For Nicholls, he believes hangxiety for his generation likely stems from being inebriated and having unfettered access to everything and everyone, all the time.
"If someone could make an app that just locked me out of my phone from 11 p.m. to 2 a.m., that would be amazing, because that is literally the sole source of my anxiety," said Nicholls.
And Tiemstra echoes his concerns, adding that she doesn't even need to do anything objectively bad or questionable, but having a record of a wild night on your phone isn't exactly fun to review the day after.
"I've definitely sent a few messages that I wish I could take back, or called a few too many times people that maybe I shouldn't be calling," she said.
Cancel culture concerns
Mark Antczak is a registered clinical counsellor and clinical educator with Anxiety Canada.
An anxiety expert, he theorizes that this correlation between technology and stress is a new form of social anxiety, and he's starting to see it more with his younger clients in their 20s.
When asked if there has been a cultural shift with technology anxiety and young adults, Antczak said the two words that come to mind are "cancel culture."

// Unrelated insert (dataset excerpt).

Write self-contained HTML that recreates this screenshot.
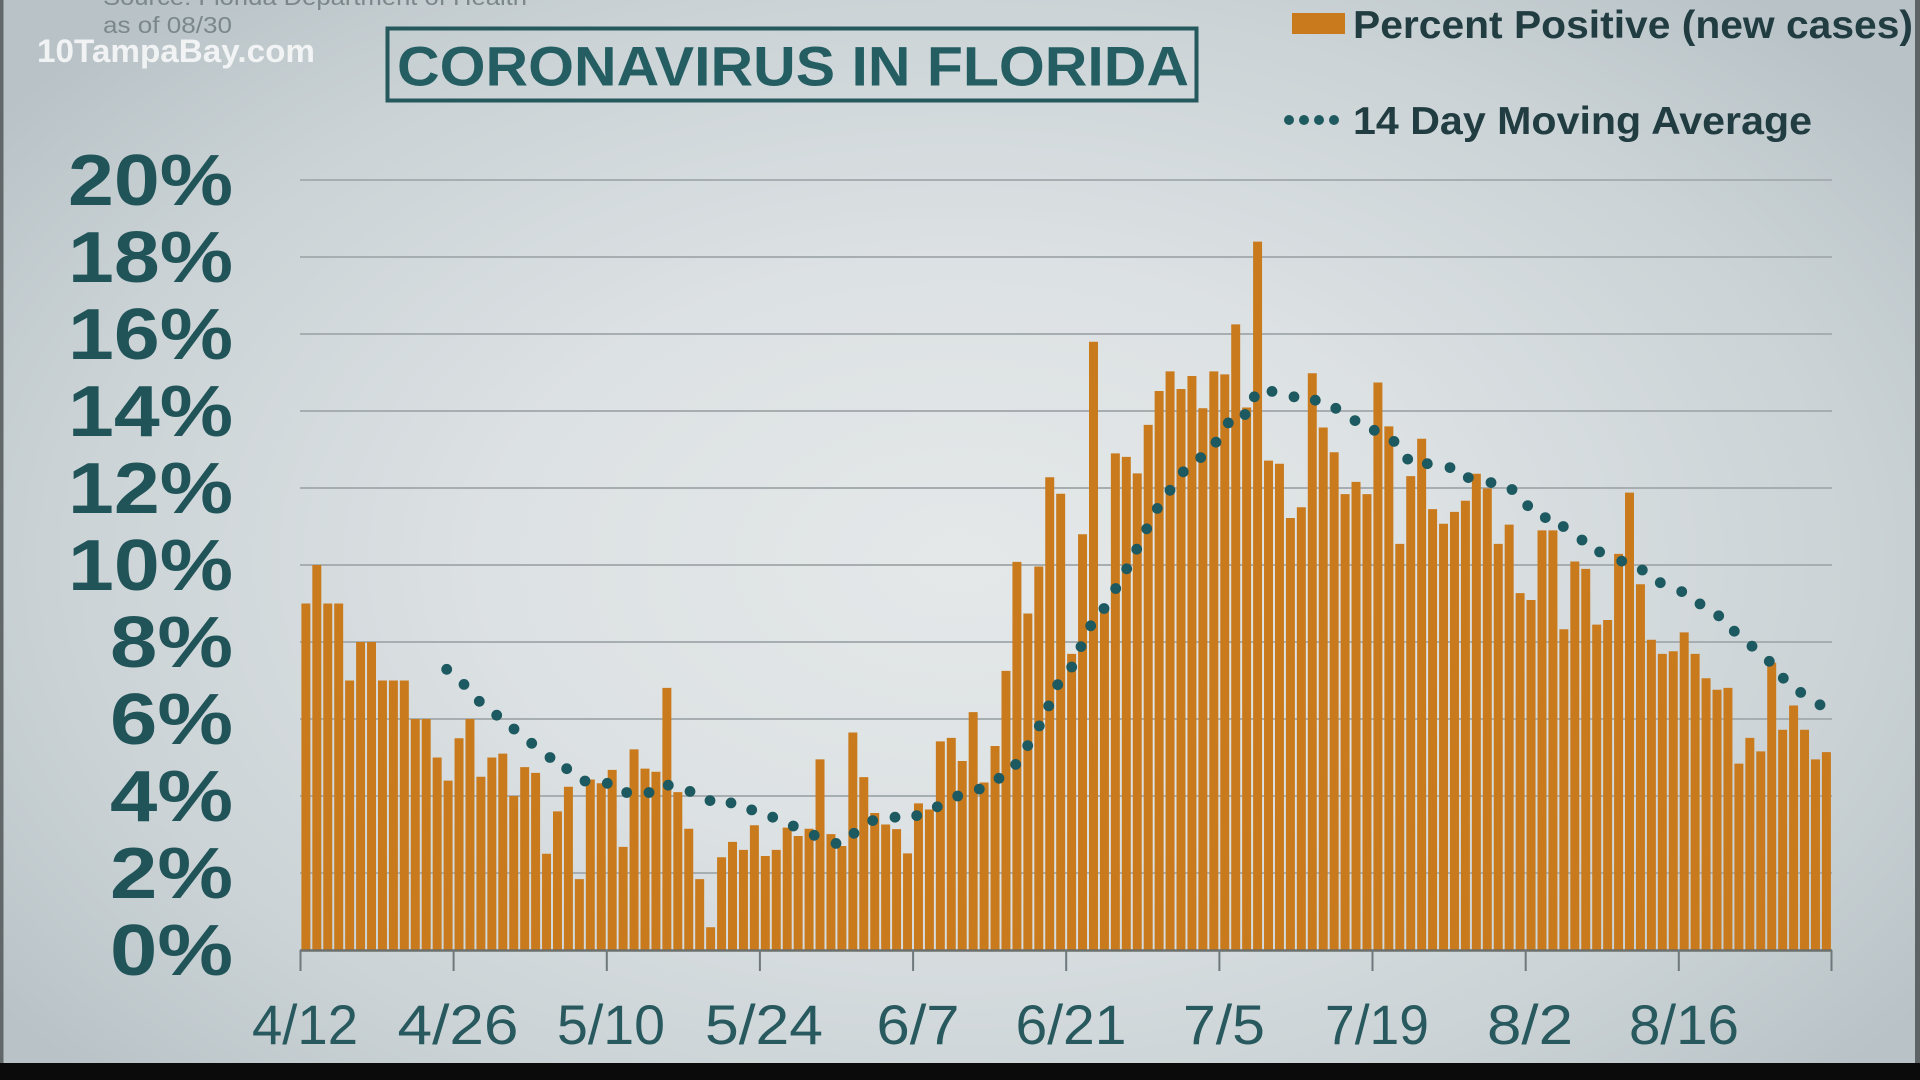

"Because everything is so salient, because everything is so in each other's faces, because we have so much accessibility to what everyone thinks and says — whether it's intentional or not — it is very easy for people to form opinions and to ultimately form judgments on other individuals."
With influencer culture dominating the internet, younger generations are more aware of how they're representing themselves online than ever before. That territory also comes from being more aware of the dangers and repercussions of being online.
"If you're caught in a situation where you may have drank too much and you said something that wasn't fully thought through or something that wasn't politically correct, it could be very well taken out of context and used against you."
Staying away from the 'Sunday scaries'
So, you went out, you had fun, and now it's the day after and you totally hate yourself. What should you do?
In an effort to beat hangxiety, most agree that you should start thinking of that before you go out.
"Obviously, the more alcohol you have, the more likely you're going to have a hangover," said addiction psychologist Kim, adding that alcohol can be enjoyed responsibly as long as people are mindful of their habits and consumption.
And while there are sometimes social pressures to drink — especially for young people — Kim says you can always practise politely saying no.
And anxiety expert Antczak agrees.
"If you're prone to hangxiety, being a little bit more mindful about how you're consuming alcohol the night prior would be pretty key," he said.
Above all, he says, even if you did do something inappropriate or embarrassing, people should give themselves permission to recognize that they're only human, and we all make mistakes sometimes.
For Tiemstra, she and her friends have rules before going out for a night of drinking, encouraging each other to be safe and supporting each other in not sending that mortifying text or posting that regrettable drunk selfie.
"It's such a comfort to know that if I'm going out, my friends are just still going to love me and support me the next day, even when I'm recalling all of the treacherous things that I did [the night] before."
Tiemstra says she and her friends try to laugh about embarrassing moments, while also holding each other accountable to prevent similar missteps in the future.